# Information provided:
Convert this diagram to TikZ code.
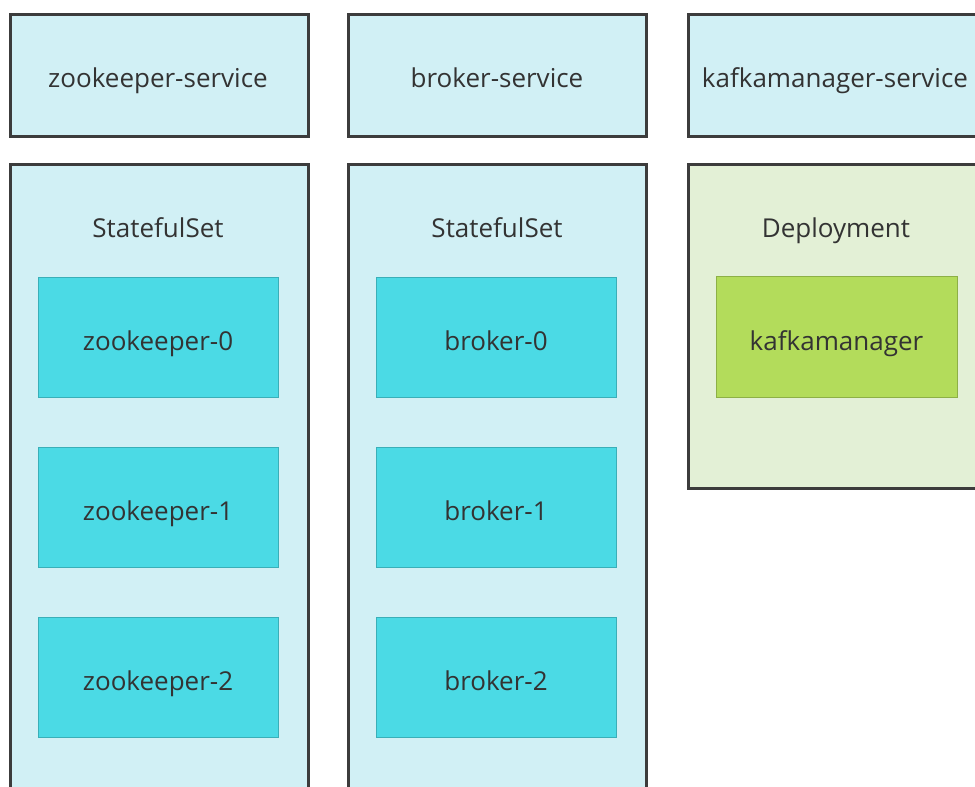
\documentclass[tikz,border=0pt]{standalone}
\usepackage{fontspec}
\setmainfont{Open Sans}
\definecolor{lightcyan}{HTML}{D1F0F5}
\definecolor{podcyan}{HTML}{4BDAE5}
\definecolor{podedge}{HTML}{3AAFB8}
\definecolor{lightgreen}{HTML}{E3F0D6}
\definecolor{podgreen}{HTML}{B3DC5B}
\definecolor{greenedge}{HTML}{8DB046}
\definecolor{frame}{HTML}{3C3C3C}
\definecolor{txt}{HTML}{333333}
\begin{document}
\begin{tikzpicture}[x=0.75pt,y=-0.75pt,
  font=\fontsize{19.5}{22}\selectfont, text=txt,
  outer/.style={draw=frame, line width=2.2pt, inner sep=0pt, anchor=north west},
  svc/.style={outer, fill=lightcyan, minimum width=298*0.75pt, minimum height=122*0.75pt},
  grp/.style={outer, minimum width=298*0.75pt},
  pod/.style={draw=podedge, line width=0.6pt, fill=podcyan, minimum width=240*0.75pt, minimum height=120*0.75pt, inner sep=0pt},
  gpod/.style={pod, draw=greenedge, fill=podgreen},
  lbl/.style={inner sep=0pt, anchor=base}]
\useasboundingbox (0,0) rectangle (975,787);
\clip (0,0) rectangle (975,787);
% services
\node[svc] (zks) at (9,13) {};
\node[lbl] (zkst) at (158,88) {zookeeper-service};
\node[svc] (brs) at (347,13) {};
\node[lbl] (brst) at (497,88) {broker-service};
\node[svc] (kms) at (687,13) {};
\node[lbl] (kmst) at (835,88) {kafkamanager-service};
% groups
\node[grp, fill=lightcyan, minimum height=660*0.75pt] (zkg) at (9,163) {};
\node[lbl] (zkgl) at (158,238) {StatefulSet};
\node[grp, fill=lightcyan, minimum height=660*0.75pt] (brg) at (347,163) {};
\node[lbl] (brgl) at (497,238) {StatefulSet};
\node[grp, fill=lightgreen, minimum height=324*0.75pt] (kmg) at (687,163) {};
\node[lbl] (kmgl) at (836,238) {Deployment};
% pods
\node[pod] (zk0) at (158,337) {};
\node[lbl] at (158,351) {zookeeper-0};
\node[pod] (zk1) at (158,507) {};
\node[lbl] at (158,521) {zookeeper-1};
\node[pod] (zk2) at (158,677) {};
\node[lbl] at (158,691) {zookeeper-2};
\node[pod] (br0) at (496,337) {};
\node[lbl] at (496,351) {broker-0};
\node[pod] (br1) at (496,507) {};
\node[lbl] at (496,521) {broker-1};
\node[pod] (br2) at (496,677) {};
\node[lbl] at (496,691) {broker-2};
\node[gpod, minimum width=241*0.75pt, minimum height=121*0.75pt] (km) at (836.5,337) {};
\node[lbl] at (836.5,351) {kafkamanager};
\end{tikzpicture}
\end{document}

# Aim:
Pictures excluded, quote all the data above exactly.

# Problem solution:
Convert this diagram to TikZ code.
\documentclass[tikz,border=0pt]{standalone}
\usepackage{fontspec}
\setmainfont{Open Sans}
\definecolor{lightcyan}{HTML}{D1F0F5}
\definecolor{podcyan}{HTML}{4BDAE5}
\definecolor{podedge}{HTML}{3AAFB8}
\definecolor{lightgreen}{HTML}{E3F0D6}
\definecolor{podgreen}{HTML}{B3DC5B}
\definecolor{greenedge}{HTML}{8DB046}
\definecolor{frame}{HTML}{3C3C3C}
\definecolor{txt}{HTML}{333333}
\begin{document}
\begin{tikzpicture}[x=0.75pt,y=-0.75pt,
  font=\fontsize{19.5}{22}\selectfont, text=txt,
  outer/.style={draw=frame, line width=2.2pt, inner sep=0pt, anchor=north west},
  svc/.style={outer, fill=lightcyan, minimum width=298*0.75pt, minimum height=122*0.75pt},
  grp/.style={outer, minimum width=298*0.75pt},
  pod/.style={draw=podedge, line width=0.6pt, fill=podcyan, minimum width=240*0.75pt, minimum height=120*0.75pt, inner sep=0pt},
  gpod/.style={pod, draw=greenedge, fill=podgreen},
  lbl/.style={inner sep=0pt, anchor=base}]
\useasboundingbox (0,0) rectangle (975,787);
\clip (0,0) rectangle (975,787);
% services
\node[svc] (zks) at (9,13) {};
\node[lbl] (zkst) at (158,88) {zookeeper-service};
\node[svc] (brs) at (347,13) {};
\node[lbl] (brst) at (497,88) {broker-service};
\node[svc] (kms) at (687,13) {};
\node[lbl] (kmst) at (835,88) {kafkamanager-service};
% groups
\node[grp, fill=lightcyan, minimum height=660*0.75pt] (zkg) at (9,163) {};
\node[lbl] (zkgl) at (158,238) {StatefulSet};
\node[grp, fill=lightcyan, minimum height=660*0.75pt] (brg) at (347,163) {};
\node[lbl] (brgl) at (497,238) {StatefulSet};
\node[grp, fill=lightgreen, minimum height=324*0.75pt] (kmg) at (687,163) {};
\node[lbl] (kmgl) at (836,238) {Deployment};
% pods
\node[pod] (zk0) at (158,337) {};
\node[lbl] at (158,351) {zookeeper-0};
\node[pod] (zk1) at (158,507) {};
\node[lbl] at (158,521) {zookeeper-1};
\node[pod] (zk2) at (158,677) {};
\node[lbl] at (158,691) {zookeeper-2};
\node[pod] (br0) at (496,337) {};
\node[lbl] at (496,351) {broker-0};
\node[pod] (br1) at (496,507) {};
\node[lbl] at (496,521) {broker-1};
\node[pod] (br2) at (496,677) {};
\node[lbl] at (496,691) {broker-2};
\node[gpod, minimum width=241*0.75pt, minimum height=121*0.75pt] (km) at (836.5,337) {};
\node[lbl] at (836.5,351) {kafkamanager};
\end{tikzpicture}
\end{document}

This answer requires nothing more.